I grew up lost in the pages of my favorite books. Whether it was a school night or a weekend, an evening at home or on a trip to the grocery store with my mom, I would usually have a novel in hand that made my surroundings melt away. But throughout my childhood and teens, whether I was reading fantasy, historical fiction or romantic comedy, there was not a single instance where I saw myself in the words I read. It wasn’t until adulthood that the lack of representation of Sikhs in mainstream literature even seemed odd to me: I had never seen myself represented, so I didn’t realize that I could be represented.
When you grow up in a society where white faces and Eurocentric features are the accepted baseline for “normal,” your body and appearance begin to feel like an abnormality.

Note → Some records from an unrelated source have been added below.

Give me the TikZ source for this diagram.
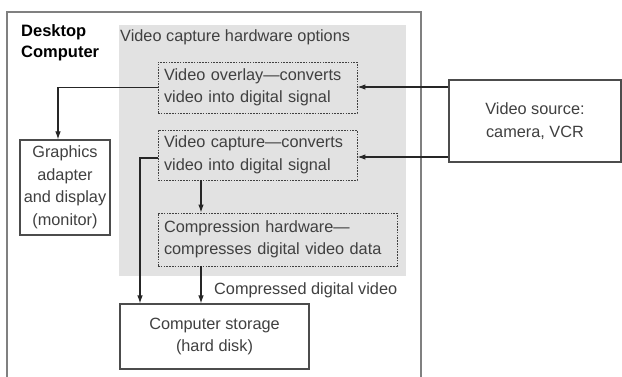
\documentclass[tikz,border=0pt]{standalone}
\usepackage{fontspec}
\setmainfont{Liberation Sans}
\usetikzlibrary{arrows.meta}
\definecolor{txt}{HTML}{404040}
\definecolor{panelgray}{HTML}{E2E2E2}
\begin{document}
\begin{tikzpicture}[x=1pt,y=-1pt,
  every node/.style={font=\fontsize{16.3}{22.5}\selectfont, text=txt},
  solidbox/.style={draw=black!70, line width=1.1pt, align=center, inner sep=0pt},
  dashbox/.style={draw=black!75, line width=0.8pt, dash pattern=on 1.6pt off 1.2pt, align=left, inner xsep=6pt, inner ysep=0pt},
  arr/.style={draw=black!85, line width=1.1pt, -{Latex[length=8pt,width=5.5pt]}}]
\useasboundingbox (0,0) rectangle (622,377);
\fill[white] (0,0) rectangle (622,377);
% outer desktop computer frame
\draw[black!50, line width=1.4pt] (7,380) -- (7,12) -- (421,12) -- (421,380);
% gray region
\fill[panelgray] (119,25) rectangle (406,276);
\node[font=\fontsize{16.5}{21}\selectfont\bfseries, text=black, align=left, anchor=north west, inner sep=0pt] (dc) at (21,24) {Desktop\\Computer};
\node[anchor=west, inner sep=0pt] (opt) at (120,37) {Video capture hardware options};
% boxes
\node[dashbox, minimum width=199, minimum height=51, text width=187] (ov) at (257.5,87.5) {Video overlay---converts\\video into digital signal};
\node[dashbox, minimum width=199, minimum height=50, text width=187] (cap) at (257.5,155) {Video capture---converts\\video into digital signal};
\node[dashbox, minimum width=239, minimum height=53, text width=227] (cm) at (277.5,239.5) {Compression hardware---\\compresses digital video data};
\node[solidbox, minimum width=90, minimum height=95] (gr) at (65,187.5) {Graphics\\adapter\\and display\\(monitor)};
\node[solidbox, minimum width=172, minimum height=82] (vs) at (535,121) {Video source:\\camera, VCR};
\node[solidbox, minimum width=189, minimum height=65] (st) at (214.5,336.5) {Computer storage\\(hard disk)};
\node[anchor=west, inner sep=0pt] (lbl) at (214,290) {Compressed digital video};
% connectors
\draw[arr] ([yshift=0.5]vs.west |- ov.east) -- ([yshift=0.5]ov.east);
\draw[arr] ([yshift=-2]vs.west |- cap.east) -- ([yshift=-2]cap.east);
\draw[arr] (ov.west) -| ([xshift=-7]gr.north);
\draw[arr] ([yshift=-3]cap.west) -| ([xshift=-74.5]st.north);
\draw[arr] ([xshift=-56.5]cap.south) -- ([xshift=-76.5]cm.north);
\draw[arr] ([xshift=-76.5]cm.south) -- ([xshift=-13.5]st.north);
\end{tikzpicture}
\end{document}
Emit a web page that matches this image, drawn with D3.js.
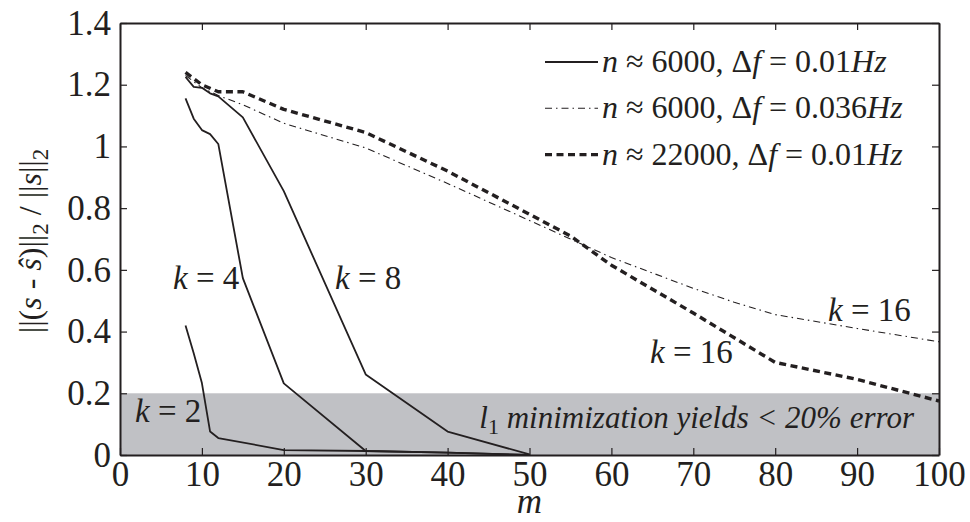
<!DOCTYPE html>
<html>
<head>
<meta charset="utf-8">
<script src="https://cdn.jsdelivr.net/npm/d3@7"></script>
<style>
  body { margin: 0; background: #fff; }
</style>
</head>
<body>
<script>
// --- data ---
var mK2 = [8, 9, 10, 11, 12, 20, 30, 40, 50];
var errK2 = [0.42, 0.33, 0.233, 0.076, 0.055, 0.016, 0.013, 0.008, 0.0];
var mK4 = [8, 9, 10, 11, 12, 15, 20, 30, 40, 50];
var errK4 = [1.156, 1.09, 1.053, 1.04, 1.008, 0.573, 0.232, 0.013, 0.008, 0.0];
var mK8 = [8, 9, 10, 11, 12, 15, 20, 30, 40, 50];
var errK8 = [1.225, 1.193, 1.19, 1.172, 1.162, 1.094, 0.855, 0.261, 0.076, 0.002];
var mK16 = [8, 10, 12, 15, 20, 30, 40, 50, 55, 60, 70, 75, 80, 90, 100];
var errK16b = [1.23, 1.19, 1.165, 1.135, 1.075, 0.995, 0.88, 0.76, 0.70, 0.64, 0.54, 0.495, 0.455, 0.41, 0.367];
var errK16c = [1.24, 1.20, 1.177, 1.177, 1.12, 1.045, 0.92, 0.78, 0.71, 0.615, 0.46, 0.38, 0.30, 0.245, 0.175];
var xTicks = [0, 10, 20, 30, 40, 50, 60, 70, 80, 90, 100];
var yTicks = [0, 0.2, 0.4, 0.6, 0.8, 1, 1.2, 1.4];
var bandLimit = 0.2;

var W = 970, H = 522;
var margin = { top: 23, right: 31, bottom: 67, left: 120 };
var ink = "#231f20";
var serif = "'Liberation Serif', 'DejaVu Serif', serif";

var svg = d3.select("body").append("svg")
    .attr("width", W)
    .attr("height", H)
    .attr("font-family", serif);

var x = d3.scaleLinear().domain([0, 100]).range([margin.left, W - margin.right]);
var y = d3.scaleLinear().domain([0, 1.4]).range([H - margin.bottom, margin.top]);

// gray band for the error < 20% region
svg.append("rect")
    .attr("x", x(0))
    .attr("y", y(bandLimit))
    .attr("width", x(100) - x(0))
    .attr("height", y(0) - y(bandLimit))
    .attr("fill", "#c0c1c5");

var line = d3.line()
    .x(function (d) { return x(d[0]); })
    .y(function (d) { return y(d[1]); });

function pairs(ms, vals) {
    return ms.map(function (m, i) { return [m, vals[i]]; });
}

var styles = {
    solid: { w: 1.8, dash: null },
    dashdot: { w: 1.1, dash: "7,4,1.5,4" },
    dashed: { w: 3.4, dash: "7,4.5" }
};

var series = [
    { data: pairs(mK2, errK2), s: styles.solid },
    { data: pairs(mK4, errK4), s: styles.solid },
    { data: pairs(mK8, errK8), s: styles.solid },
    { data: pairs(mK16, errK16b), s: styles.dashdot },
    { data: pairs(mK16, errK16c), s: styles.dashed }
];

svg.selectAll("path.series")
    .data(series)
    .enter().append("path")
    .attr("class", "series")
    .attr("d", function (d) { return line(d.data); })
    .attr("fill", "none")
    .attr("stroke", ink)
    .attr("stroke-width", function (d) { return d.s.w; })
    .attr("stroke-dasharray", function (d) { return d.s.dash; })
    .attr("stroke-linejoin", "round");

// axes: bottom/left with labels, top/right just ticks (matlab style box)
var tickLen = 7;
var gx = svg.append("g").attr("class", "axis")
    .attr("transform", "translate(0," + y(0) + ")")
    .call(d3.axisBottom(x).tickValues(xTicks).tickSizeInner(-tickLen).tickSizeOuter(0).tickPadding(12));
var gy = svg.append("g").attr("class", "axis")
    .attr("transform", "translate(" + x(0) + ",0)")
    .call(d3.axisLeft(y).tickValues(yTicks).tickSizeInner(-tickLen).tickSizeOuter(0).tickPadding(9)
        .tickFormat(function (d) { return d3.format("")(+d.toFixed(1)); }));
var gt = svg.append("g").attr("class", "axis")
    .attr("transform", "translate(0," + y(1.4) + ")")
    .call(d3.axisTop(x).tickValues(xTicks).tickSizeInner(-tickLen).tickSizeOuter(0).tickFormat(""));
var gr = svg.append("g").attr("class", "axis")
    .attr("transform", "translate(" + x(100) + ",0)")
    .call(d3.axisRight(y).tickValues(yTicks).tickSizeInner(-tickLen).tickSizeOuter(0).tickFormat(""));

svg.selectAll("g.axis").attr("font-family", serif).attr("font-size", 35);
svg.selectAll(".axis path.domain").attr("stroke", ink).attr("stroke-width", 2);
svg.selectAll(".axis line").attr("stroke", ink).attr("stroke-width", 1.2);
svg.selectAll(".axis text").attr("fill", ink);
gx.selectAll("text").attr("dy", "0.55em");

// axis titles
svg.append("text")
    .attr("x", x(50))
    .attr("y", 513)
    .attr("text-anchor", "middle")
    .attr("font-size", 35)
    .attr("font-style", "italic")
    .attr("fill", ink)
    .text("m");

var yl = svg.append("text")
    .attr("transform", "translate(41,241) rotate(-90)")
    .attr("text-anchor", "middle")
    .attr("font-size", 32)
    .attr("fill", ink);
yl.append("tspan").text("||(");
yl.append("tspan").attr("font-style", "italic").text("s");
yl.append("tspan").text(" - ");
yl.append("tspan").attr("font-style", "italic").text("ŝ");
yl.append("tspan").text(")||");
yl.append("tspan").attr("font-size", 23).attr("dy", 7).text("2");
yl.append("tspan").attr("dy", -7).text(" / ||");
yl.append("tspan").attr("font-style", "italic").text("s");
yl.append("tspan").text("||");
yl.append("tspan").attr("font-size", 23).attr("dy", 7).text("2");

// k labels
var kLabels = [
    { t: "2", x: 135, y: 422 },
    { t: "4", x: 173, y: 289 },
    { t: "8", x: 335, y: 289 },
    { t: "16", x: 828, y: 321 },
    { t: "16", x: 650, y: 363 }
];
kLabels.forEach(function (k) {
    var t = svg.append("text")
        .attr("x", k.x).attr("y", k.y)
        .attr("font-size", 33)
        .attr("fill", ink);
    t.append("tspan").attr("font-style", "italic").text("k");
    t.append("tspan").text(" = " + k.t);
});

// band annotation
var ann = svg.append("text")
    .attr("x", 914).attr("y", 428)
    .attr("text-anchor", "end")
    .attr("font-size", 31)
    .attr("font-style", "italic")
    .attr("fill", ink);
ann.append("tspan").text("l");
ann.append("tspan").attr("font-style", "normal").attr("font-size", 22).attr("dy", 6).text("1");
ann.append("tspan").attr("dy", -6).text(" minimization yields < 20% error");

// legend
var legendRows = [
    { n: "6000", f: "0.01", s: styles.solid },
    { n: "6000", f: "0.036", s: styles.dashdot },
    { n: "22000", f: "0.01", s: styles.dashed }
];
var lg = svg.append("g");
legendRows.forEach(function (r, i) {
    var ly = 62 + i * 46.3;
    lg.append("line")
        .attr("x1", 545).attr("x2", 598)
        .attr("y1", ly).attr("y2", ly)
        .attr("stroke", ink)
        .attr("stroke-width", r.s.w)
        .attr("stroke-dasharray", r.s.dash);
    var t = lg.append("text")
        .attr("x", 602).attr("y", ly + 10)
        .attr("font-size", 32)
        .attr("fill", ink);
    t.append("tspan").attr("font-style", "italic").text("n");
    t.append("tspan").text(" ≈ " + r.n + ", Δ");
    t.append("tspan").attr("font-style", "italic").text("f");
    t.append("tspan").text(" = " + r.f);
    t.append("tspan").attr("font-style", "italic").text("Hz");
});
</script>
</body>
</html>
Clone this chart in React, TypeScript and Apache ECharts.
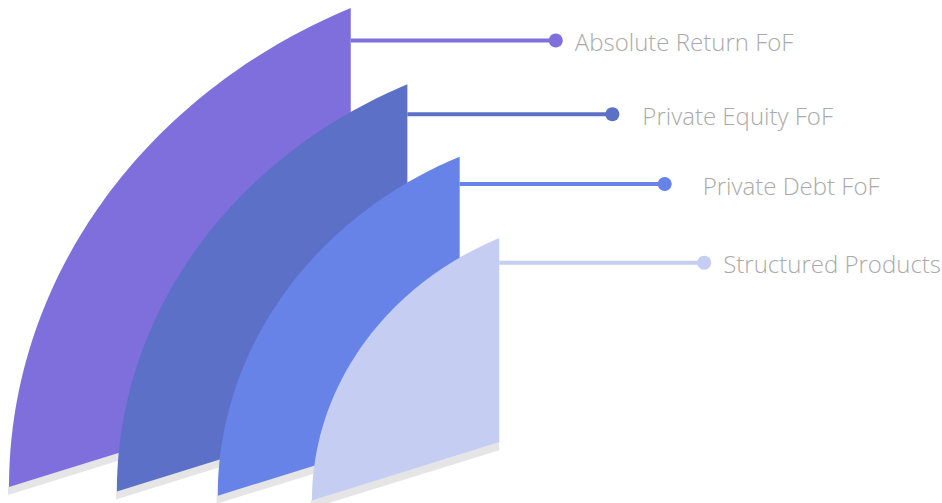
import React, { useEffect, useRef } from "react";
import * as echarts from "echarts";

const CATEGORIES = ["Absolute Return FoF", "Private Equity FoF", "Private Debt FoF", "Structured Products"];
const VALUES = [100, 85, 70.8, 54.8];
const COLORS = ["#7f6fdd", "#5b70c6", "#6783e8", "#c5cef2"];
const LABEL_GAP = [19, 30, 38, 19];

export default function App() {
  const ref = useRef<HTMLDivElement>(null);
  useEffect(() => {
    if (!ref.current) return;
    const chart = echarts.init(ref.current, undefined, { renderer: "svg" });
    const data = VALUES.map((v, i) => [i, v]);
    const renderItem = (params: any, api: any) => {
      const i = params.dataIndex;
      const v = VALUES[i];
      const origin = api.coord([0, 0]);
      const pxX = api.size([1, 0])[0];
      const pxY = api.size([0, 1])[1];
      let offUnits = 0;
      for (let j = 0; j < i; j++) offUnits += 17.9 + 0.1366 * VALUES[j];
      const L = origin[0] + offUnits * pxX;
      const W = v * pxX;
      const R = L + W;
      const B = origin[1] + 0.3 * (100 - v);
      const H = v * pxY;
      const T = B - H;
      const a = 1.728 * W;
      const k = (a - W) / a;
      const b = H / Math.sqrt(1 - k * k);
      const cx = L + a;
      const cy = B;
      const th0 = Math.acos(-k);
      const pts: number[][] = [];
      const N = 80;
      for (let s = 0; s <= N; s++) {
        const th = th0 + ((Math.PI - th0) * s) / N;
        pts.push([cx + a * Math.cos(th), cy - b * Math.sin(th)]);
      }
      pts[0] = [R, T];
      pts[N] = [L, B];
      const drop = 0.222 * H;
      pts.push([R, B - drop]);
      const shadow = [
        [L - 1, B],
        [R, B - drop],
        [R, B - drop + 8],
        [L - 1, B + 8],
      ];
      const ly = T + 15 + 0.0365 * H;
      const dotX = R + 205;
      const color = COLORS[i];
      return {
        type: "group",
        children: [
          { type: "polygon", shape: { points: shadow }, style: { fill: "#e5e5e5" } },
          { type: "polygon", shape: { points: pts }, style: { fill: color } },
          {
            type: "line",
            shape: { x1: R, y1: ly, x2: dotX, y2: ly },
            style: { stroke: color, lineWidth: 4 },
          },
          { type: "circle", shape: { cx: dotX, cy: ly, r: 7 }, style: { fill: color } },
          {
            type: "text",
            style: {
              text: CATEGORIES[i],
              x: dotX + LABEL_GAP[i],
              y: ly + 1,
              fill: "#aaaaaa",
              fontSize: 24,
              fontWeight: 300,
              fontFamily: "Open Sans",
              align: "left",
              verticalAlign: "middle",
            },
          },
        ],
      };
    };
    chart.setOption({
      animation: false,
      grid: { left: 9, right: 0, top: 8, bottom: 16 },
      xAxis: { type: "value", min: 0, max: 273, show: false },
      yAxis: { type: "value", min: 0, max: 100, show: false },
      series: [
        {
          type: "custom",
          renderItem,
          data,
          encode: { x: 0, y: 1 },
          clip: false,
        },
      ],
    });
    return () => chart.dispose();
  }, []);
  return (
    <div
      ref={ref}
      style={{ position: "fixed", left: 0, top: 0, width: 942, height: 503, background: "#fff" }}
    />
  );
}
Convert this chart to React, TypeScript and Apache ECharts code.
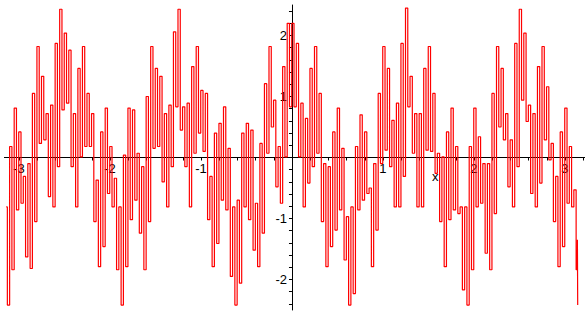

This lack of representation spans beyond literature. It is an extreme rarity to see a Sikh woman who ties a dastaar (Sikh turban) on television, in film or in any form of print media. Even in feminist art spaces, which are increasing working towards inclusivity of women of color, representation of kaurs (Sikh girls and women) is almost non-existent. I’ve never been one to believe that representation is the beginning and end of empowerment, but I do think that there is deep harm in a world that refuses to see girls of color. When you grow up in a society where white faces and Eurocentric features are the accepted baseline for “normal,” your body and appearance begin to feel like an abnormality. An oddity. A mistake that you must constantly apologize for.
When milk and honey became a household name, so too did the name “Kaur,” but recognition is seldom the same as understanding. Most of the non-Sikh women who encounter me on social media have questions about my last name. It’s a question, actually, and it usually goes something like this: “Hey! I know someone else by the name Kaur. Are you sisters?” It’s a well-intentioned enough query, but it’s a reminder that my identity as a Sikh woman is still deeply misunderstood.
In 1699, when the tenth Sikh guru, Guru Gobind Singh, formalized the visible and spiritual Sikh identity, they bestowed the last name “Singh” (meaning lion) to all Sikh men and the name “Kaur” (meaning royalty or prince) to all Sikh women. These names were established as a means of erasing the classist, caste-based distinctions inherent in traditional South Asian last names. Within a society built upon a violent social hierarchy, these last names became a radical declaration of human equality. The name “Kaur” became far more than a surname: it is a way for Sikh women to identify and the roots of a powerful global sisterhood.
I hope that Sikh girls, Punjabi girls and girls of color don’t grow up as I did, accepting their invisibility as normal.
As I wrote When You Ask Me Where I’m Going, the name Kaur was almost always on my mind. From the book’s conception, I imagined the moment when a young Kaur would walk into her favorite bookstore to see her name and feel that same sense of victory that I once felt. In crafting this collection of poetry, prose and artwork, I was extremely cognizant of the fact that this was my chance to render myself visible, an opportunity that I would not trade for the ease of erasure, of blending in.
Through poems and prose that touch the heart and reach a place within that feels deeply intuitive, I hope to continue carving space for Kaurs. I hope that Sikh girls, Punjabi girls and girls of color don’t grow up as I did, accepting their invisibility as normal. Instead, I hope that they can hold my book like a mirror. Like a reminder that they deserve all the space they occupy. Like a reason to demand more.